Secure Energy-Efficient RIS-assisted MISO Networks with Artificial Noise Jamming

Security and energy efficiency are two critical design metrics in the future wireless communication networks. In this paper, a Reconfigurable Intelligent Surface (RIS) assisted multiple-input single-output (MISO) downlink network is investigated. In order to counteract the multiple randomly distributed eavesdroppers, an artificial noise (AN) jamming scheme is proposed. For achieving a desirable performance trade-off between security and energy efficiency, a new metric of secrecy energy efficiency (SEE) is proposed. In order to maximize the SEE, an optimization problem is then formulated, subject to the maximum transmit power limit and minimum required data rate. For tackling the challenging non-convex fractional order problem with multiple mutually coupled variables, an efficient alternating optimization algorithm based on Dinkelbach and semi-definite programming (SDP) relaxation is proposed.
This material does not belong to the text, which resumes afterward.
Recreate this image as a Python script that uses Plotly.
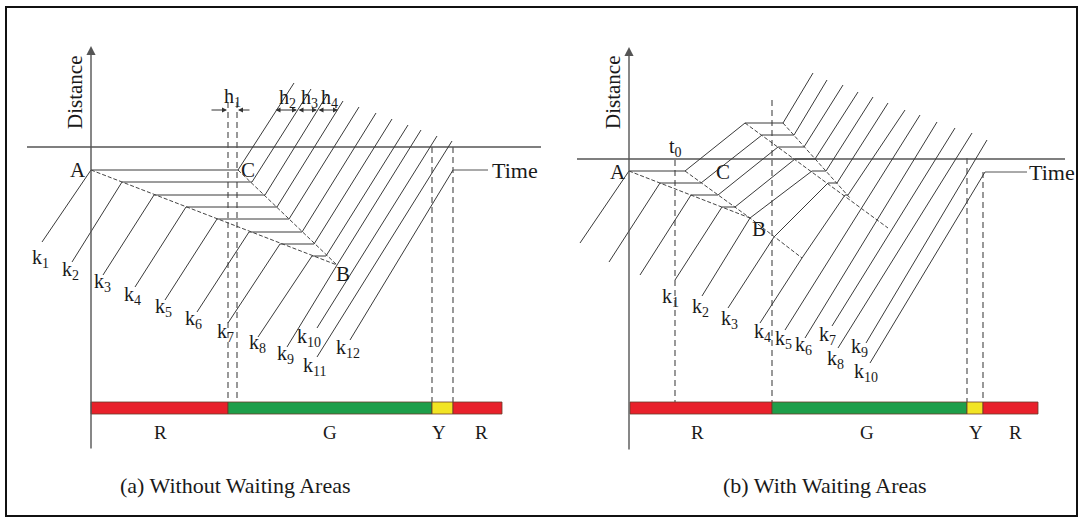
import plotly.graph_objects as go

# ---------------- Panel (a): Without Waiting Areas ----------------
# time t (to the right), distance d (upwards); origin = vertical axis / time axis crossing
A_PHASE_NAMES = ["R", "G", "Y", "R"]
A_PHASE_START = [0, 137, 341, 362]
A_PHASE_END = [137, 341, 362, 411]
A_PHASE_LABEL_T = [69, 239, 348, 390]

A_VEH_NAMES = ["k1", "k2", "k3", "k4", "k5", "k6", "k7", "k8", "k9", "k10", "k11", "k12"]
A_TRAJ_T = [
    [-49, 0, 147, 203], [-19, 31, 161, 220], [12, 63, 174, 236], [44, 95, 186, 252],
    [74, 126, 198, 268], [106, 158, 211, 285], [137, 189, 223, 301], [167, 221, 235, 317],
    [196, 246, 330], [226, 346], [226, 361], [259, 362],
]
A_TRAJ_D = [
    [-95, -23, -23, 64], [-115, -35, -35, 58], [-128, -48, -48, 52], [-140, -60, -60, 46],
    [-153, -72, -72, 40], [-165, -85, -85, 34], [-176, -97, -97, 28], [-190, -109, -109, 22],
    [-200, -118, 17], [-181, 11], [-210, 6], [-193, -23],
]
A_LABEL_T = [-51, -21, 11, 41, 72, 102, 134, 166, 194, 218, 223, 257]
A_LABEL_D = [-111, -123, -135, -148, -160, -172, -185, -196, -207, -190, -219, -201]
A_WAVE_AB_T, A_WAVE_AB_D = [0, 246], [-23, -118]
A_WAVE_CB_T, A_WAVE_CB_D = [147, 246], [-23, -118]
A_VDASH_T = [137, 146, 341, 362]
A_VDASH_TOP = [45, 45, 0, 0]
A_POINTS = ["A", "C", "B"]
A_POINT_T = [-13, 157, 252]
A_POINT_D = [-23, -23, -127]
A_HEADWAY_NAMES = ["h2", "h3", "h4"]
A_HEADWAY_T0 = [183, 206, 226]
A_HEADWAY_T1 = [206, 226, 247]

# ---------------- Panel (b): With Waiting Areas ----------------
B_PHASE_NAMES = ["R", "G", "Y", "R"]
B_PHASE_START = [1, 143, 338, 354]
B_PHASE_END = [143, 338, 354, 409]
B_PHASE_LABEL_T = [68, 238, 347, 386]

B_TRAJ_T = [
    [-49, 0, 56, 116, 154, 184], [-20, 31, 72, 133, 165, 198], [11, 62, 89, 149, 175, 214],
    [46, 93, 106, 166, 186, 229], [73, 121, 183, 197, 244], [99, 145, 199, 208, 259],
    [131, 173, 216, 219, 276], [156, 291], [176, 308], [203, 326], [209, 343],
    [237, 358], [241, 356],
]
B_TRAJ_D = [
    [-84, -12, -12, 36, 36, 86], [-103, -24, -24, 24, 24, 79], [-116, -36, -36, 12, 12, 74],
    [-121, -48, -48, 0, 0, 67], [-137, -59, -12, -12, 62], [-149, -78, -24, -24, 56],
    [-164, -99, -36, -36, 49], [-171, 44], [-179, 37], [-167, 31], [-189, 26],
    [-184, 19], [-204, -13],
]
B_LABEL_NAMES = ["k1", "k2", "k3", "k4", "k5", "k6", "k7", "k8", "k9", "k10"]
B_LABEL_T = [41, 71, 100, 133, 154, 174, 198, 206, 230, 237]
B_LABEL_D = [-138, -148, -160, -173, -180, -186, -176, -200, -188, -213]
B_WAVE_LOW_AB_T, B_WAVE_LOW_AB_D = [0, 121], [-12, -59]
B_WAVE_LOW_CB_T, B_WAVE_LOW_CB_D = [56, 121, 173], [-12, -59, -99]
B_WAVE_UP_A_T, B_WAVE_UP_A_D = [116, 259], [36, -69]
B_WAVE_UP_D_T, B_WAVE_UP_D_D = [154, 221], [36, -39]
B_VDASH_T = [46, 143, 338, 354]
B_VDASH_TOP = [-1, 59, 1, -13]
B_POINTS = ["A", "C", "B"]
B_POINT_T = [-11, 94, 130]
B_POINT_D = [-13, -13, -70]

SIG_COLORS = {"R": "#e8202a", "G": "#1e9e4a", "Y": "#f2e424"}
FONT = "Liberation Serif"
LINE = "#3a3a3a"

fig = go.Figure()
W, H = 1083, 523
SPLIT = 541


def add_line(t, d, ax, dash=None, color=LINE, width=1):
    fig.add_trace(go.Scatter(x=t, y=d, mode="lines", xaxis=ax[0], yaxis=ax[1],
                             line=dict(color=color, width=width, dash=dash),
                             hoverinfo="skip", showlegend=False))


def txt(t, d, s, ax, size=20, **kw):
    fig.add_annotation(x=t, y=d, xref=ax[0], yref=ax[1], text=s, showarrow=False,
                       font=dict(family=FONT, size=size, color="#1a1a1a"), **kw)


def ksub(name):
    return "k<sub>" + name[1:] + "</sub>"


def hsub(name):
    return "h<sub>" + name[1:] + "</sub>"


def draw_panel(ax, traj_t, traj_d, waves, vdash_t, vdash_top, bar_d, phases,
               label_names, label_t, label_d, points, pt_t, pt_d, axis_ext, time_lbl,
               caption, cap_pos, distance_pos, phase_lbl_t, phase_lbl_d, leader):
    # time axis
    add_line([axis_ext[0], axis_ext[1]], [0, 0], ax, color="#555", width=1.3)
    # distance axis with arrow
    fig.add_annotation(x=0, y=axis_ext[3], ax=0, ay=axis_ext[2], xref=ax[0], yref=ax[1],
                       axref=ax[0], ayref=ax[1], showarrow=True, arrowhead=2, arrowsize=1.3,
                       arrowwidth=1.4, arrowcolor="#555", text="")
    # signal dashed lines
    for t, top in zip(vdash_t, vdash_top):
        add_line([t, t], [top, bar_d[0]], ax, dash="6px,4px", color="#555", width=1.2)
    # trajectories
    for t, d in zip(traj_t, traj_d):
        add_line(t, d, ax)
    # shock waves
    for t, d in waves:
        add_line(t, d, ax, dash="4px,2px", color="#444", width=1)
    # leader to Time label
    add_line(leader[0], leader[1], ax, color="#555", width=1)
    # signal bar
    for name, s, e in phases:
        fig.add_shape(type="rect", xref=ax[0], yref=ax[1], x0=s, x1=e, y0=bar_d[1], y1=bar_d[0],
                      fillcolor=SIG_COLORS[name], line=dict(color="#6a3a2a", width=0.8), layer="above")
    for (name, _, _), lt in zip(phases, phase_lbl_t):
        txt(lt, phase_lbl_d, name, ax, size=19)
    for n, t, d in zip(label_names, label_t, label_d):
        txt(t, d, ksub(n), ax, size=20)
    for n, t, d in zip(points, pt_t, pt_d):
        txt(t, d, n, ax, size=21)
    txt(time_lbl[0], time_lbl[1], "Time", ax, size=22)
    txt(distance_pos[0], distance_pos[1], "Distance", ax, size=21, textangle=-90)
    txt(cap_pos[0], cap_pos[1], caption, ax, size=22)


axA = ("x", "y")
axB = ("x2", "y2")

draw_panel(axA, A_TRAJ_T, A_TRAJ_D,
           [(A_WAVE_AB_T, A_WAVE_AB_D), (A_WAVE_CB_T, A_WAVE_CB_D)],
           A_VDASH_T, A_VDASH_TOP, (-255, -267),
           list(zip(A_PHASE_NAMES, A_PHASE_START, A_PHASE_END)),
           A_VEH_NAMES, A_LABEL_T, A_LABEL_D, A_POINTS, A_POINT_T, A_POINT_D,
           (-64, 457, -303, 101), (424, -23), "(a) Without Waiting Areas", (144, -338),
           (-16, 54), A_PHASE_LABEL_T, -285, ([362, 397], [-23, -23]))

draw_panel(axB, B_TRAJ_T, B_TRAJ_D,
           [(B_WAVE_LOW_AB_T, B_WAVE_LOW_AB_D), (B_WAVE_LOW_CB_T, B_WAVE_LOW_CB_D),
            (B_WAVE_UP_A_T, B_WAVE_UP_A_D), (B_WAVE_UP_D_T, B_WAVE_UP_D_D)],
           B_VDASH_T, B_VDASH_TOP, (-243, -255),
           list(zip(B_PHASE_NAMES, B_PHASE_START, B_PHASE_END)),
           B_LABEL_NAMES, B_LABEL_T, B_LABEL_D, B_POINTS, B_POINT_T, B_POINT_D,
           (-52, 436, -292, 112), (423, -13), "(b) With Waiting Areas", (196, -326),
           (-16, 66), B_PHASE_LABEL_T, -273, ([356, 398], [-13, -13]))

# headway annotations in panel (a)
fig.add_annotation(x=136, y=37, ax=119, ay=37, xref="x", yref="y", axref="x", ayref="y",
                   showarrow=True, arrowhead=2, arrowsize=1, arrowwidth=1, arrowcolor="#333", text="")
fig.add_annotation(x=147, y=37, ax=160, ay=37, xref="x", yref="y", axref="x", ayref="y",
                   showarrow=True, arrowhead=2, arrowsize=1, arrowwidth=1, arrowcolor="#333", text="")
txt(141, 50, hsub("h1"), axA, size=20)
for n, t0, t1 in zip(A_HEADWAY_NAMES, A_HEADWAY_T0, A_HEADWAY_T1):
    fig.add_annotation(x=t1, y=37, ax=t0, ay=37, xref="x", yref="y", axref="x", ayref="y",
                       showarrow=True, arrowhead=2, arrowside="end+start", arrowsize=1,
                       arrowwidth=1, arrowcolor="#333", text="")
    txt((t0 + t1) / 2 + 2, 49, hsub(n), axA, size=20)

# t0 in panel (b)
txt(46, 12, "t<sub>0</sub>", axB, size=20)

# outer frame
fig.add_shape(type="rect", xref="paper", yref="paper", x0=6 / W, x1=1077 / W,
              y0=1 - 516 / H, y1=1 - 7 / H, line=dict(color="#111", width=2))

ax_common = dict(visible=False, showgrid=False, zeroline=False, fixedrange=True)
fig.update_layout(
    width=W, height=H, margin=dict(l=0, r=0, t=0, b=0),
    paper_bgcolor="white", plot_bgcolor="white",
    xaxis=dict(domain=[0, SPLIT / W], range=[-91, SPLIT - 91], **ax_common),
    yaxis=dict(domain=[0, 1], range=[147 - H, 147], **ax_common),
    xaxis2=dict(domain=[SPLIT / W, 1], range=[SPLIT - 629, W - 629], **ax_common),
    yaxis2=dict(domain=[0, 1], range=[159 - H, 159], **ax_common),
    showlegend=False,
)

fig.write_html("out.html", config={"displayModeBar": False},
               post_script="document.body.style.margin='0';document.body.style.overflow='hidden';")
This corresponds to a joint design of the transmit pre-coding matrix, the covariance matrix of AN, and the phase shifts of RIS. Simulation results demonstrate that an inherent trade-off exists between the secrecy rate and SEE, and significant performance gains in terms of SEE are achieved by the proposed scheme as compared to existing schemes. Furthermore, the introduction of AN into the transmit beamforming plays a crucial role in enhancing the SEE, especially as the number of eavesdroppers increases.